▶ [Written problem]:
In the data that follows, count the lines in which the word "with" occurs, and report that figure alone.

▶ [Material shown]:

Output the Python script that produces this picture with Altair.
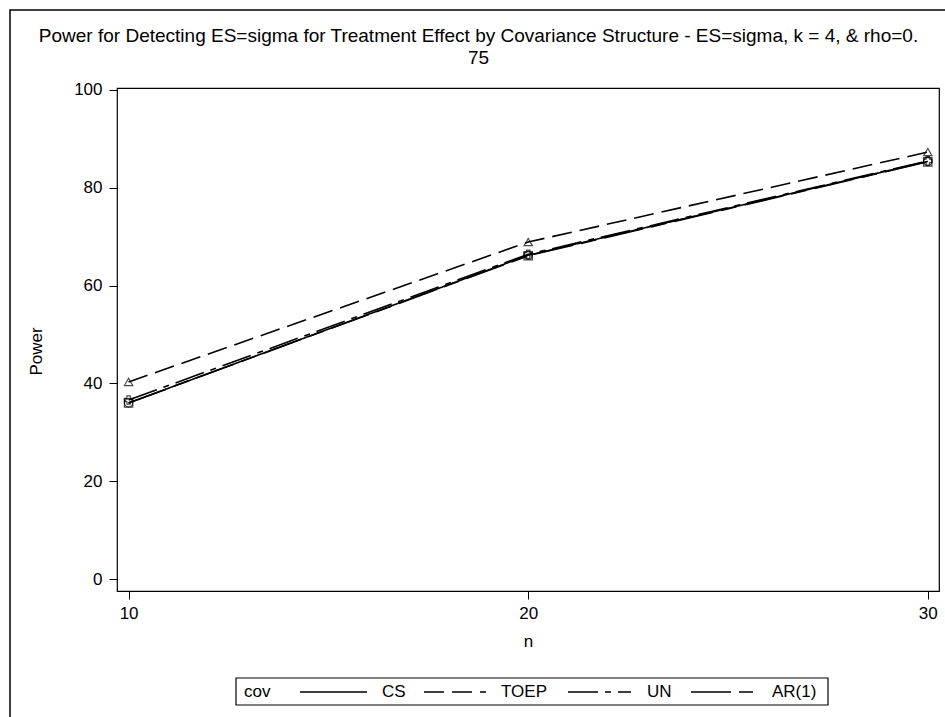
import altair as alt
import pandas as pd

# ---- data ----
n_values = [10, 20, 30]
cov_names = ["CS", "TOEP", "UN", "AR(1)"]
power_cs = [36.0, 66.2, 85.4]
power_toep = [40.3, 68.9, 87.3]
power_un = [36.6, 66.4, 85.5]
power_ar1 = [36.0, 66.1, 85.3]
y_ticks = [0, 20, 40, 60, 80, 100]
title_lines = ["Power for Detecting ES=sigma for Treatment Effect by Covariance Structure - ES=sigma, k = 4, & rho=0.", "75"]
legend_title = "cov"

series = {"CS": power_cs, "TOEP": power_toep, "UN": power_un, "AR(1)": power_ar1}
rows = []
for name in cov_names:
    for n, p in zip(n_values, series[name]):
        rows.append({"n": n, "Power": p, "cov": name, "marker": name})
df = pd.DataFrame(rows)

# ---- styling / layout (pixels relative to plot origin at 117, 88) ----
FONT = "Liberation Sans"
FS = 17
dashes = [[1, 0], [20, 8], [30, 7, 6, 7], [40, 8, 16, 8]]
shapes = ["circle", "triangle-up", "cross", "square"]
dash_scale = alt.Scale(domain=cov_names, range=dashes)

leg_line_x0 = [183, 307, 451, 574]
leg_line_x1 = [250, 369, 514, 636]
leg_label_x = [265, 384, 530, 655]
leg_y = 604

xscale = alt.Scale(domain=[9.71, 30.28], nice=False, zero=False)
yscale = alt.Scale(domain=[-2.45, 100.4], nice=False, zero=False)

x_enc = alt.X("n:Q", scale=xscale, title="n",
              axis=alt.Axis(values=n_values, grid=False, tickSize=8, labelPadding=6,
                            titlePadding=12, domain=False, labelFlush=False))
y_enc = alt.Y("Power:Q", scale=yscale, title="Power",
              axis=alt.Axis(values=y_ticks, grid=False, tickSize=8,
                            labelPadding=7, titleX=-81, titleY=263, titleBaseline="middle",
                            domain=False, labelFlush=False))

lines = alt.Chart(df).mark_line(color="black", strokeWidth=1.6).encode(
    x=x_enc, y=y_enc,
    strokeDash=alt.StrokeDash("cov:N", scale=dash_scale, legend=None),
)

points = alt.Chart(df).mark_point(color="black", filled=False, size=70, strokeWidth=1.2).encode(
    x="n:Q", y="Power:Q",
    shape=alt.Shape("marker:N", scale=alt.Scale(domain=cov_names, range=shapes), legend=None),
)

frame = alt.Chart(pd.DataFrame({"a": [0]})).mark_rect(
    fill=None, stroke="black", strokeWidth=1.5, clip=False
).encode(x=alt.value(-107), x2=alt.value(900), y=alt.value(-78), y2=alt.value(700))

title_df = pd.DataFrame({"t": title_lines, "ty": [-46, -24]})
title = alt.Chart(title_df).mark_text(
    font=FONT, fontSize=19, color="black", align="center", baseline="alphabetic"
).encode(x=alt.value(361.5), y=alt.Y("ty:Q", scale=None), text="t:N")

leg_df = pd.DataFrame({"cov": cov_names, "x0": leg_line_x0, "x1": leg_line_x1, "lx": leg_label_x})
leg_box = alt.Chart(pd.DataFrame({"a": [0]})).mark_rect(
    fill=None, stroke="black", strokeWidth=1.2
).encode(x=alt.value(119), x2=alt.value(711), y=alt.value(590), y2=alt.value(617))
leg_lines = alt.Chart(leg_df).mark_rule(color="black", strokeWidth=1.5).encode(
    x=alt.X("x0:Q", scale=None), x2="x1:Q", y=alt.value(leg_y),
    strokeDash=alt.StrokeDash("cov:N", scale=dash_scale, legend=None),
)
leg_labels = alt.Chart(leg_df).mark_text(
    font=FONT, fontSize=FS, color="black", align="left", baseline="middle"
).encode(x=alt.X("lx:Q", scale=None), y=alt.value(leg_y), text="cov:N")
leg_title = alt.Chart(pd.DataFrame({"t": [legend_title]})).mark_text(
    font=FONT, fontSize=FS, color="black", align="left", baseline="middle"
).encode(x=alt.value(127), y=alt.value(leg_y), text="t:N")

chart = alt.layer(frame, title, lines, points, leg_box, leg_lines, leg_labels, leg_title).properties(
    width=822, height=503,
    background="white",
    autosize=alt.AutoSizeParams(type="none"),
    padding={"left": 117, "top": 88, "right": 6, "bottom": 126},
).configure_view(stroke="black", strokeWidth=1.2).configure_axis(
    labelFont=FONT, titleFont=FONT, labelFontSize=FS, titleFontSize=FS,
    labelColor="black", titleColor="black", tickColor="black", titleFontWeight="normal",
)

chart.save("out.html", embed_options={"renderer": "svg", "actions": False})
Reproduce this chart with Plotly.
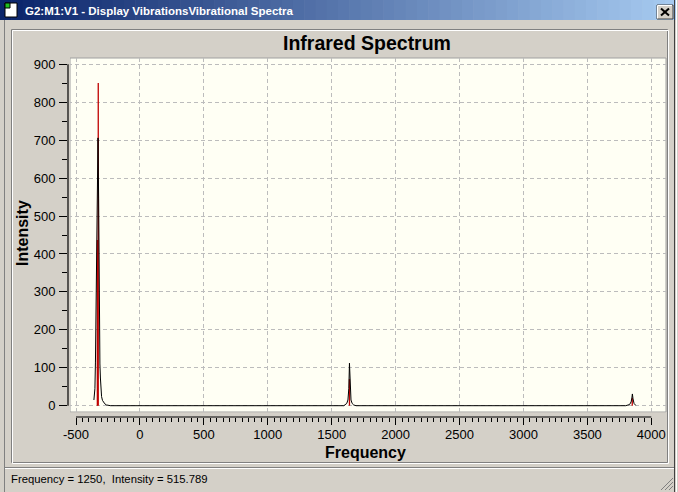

▶ [Written answer]:
2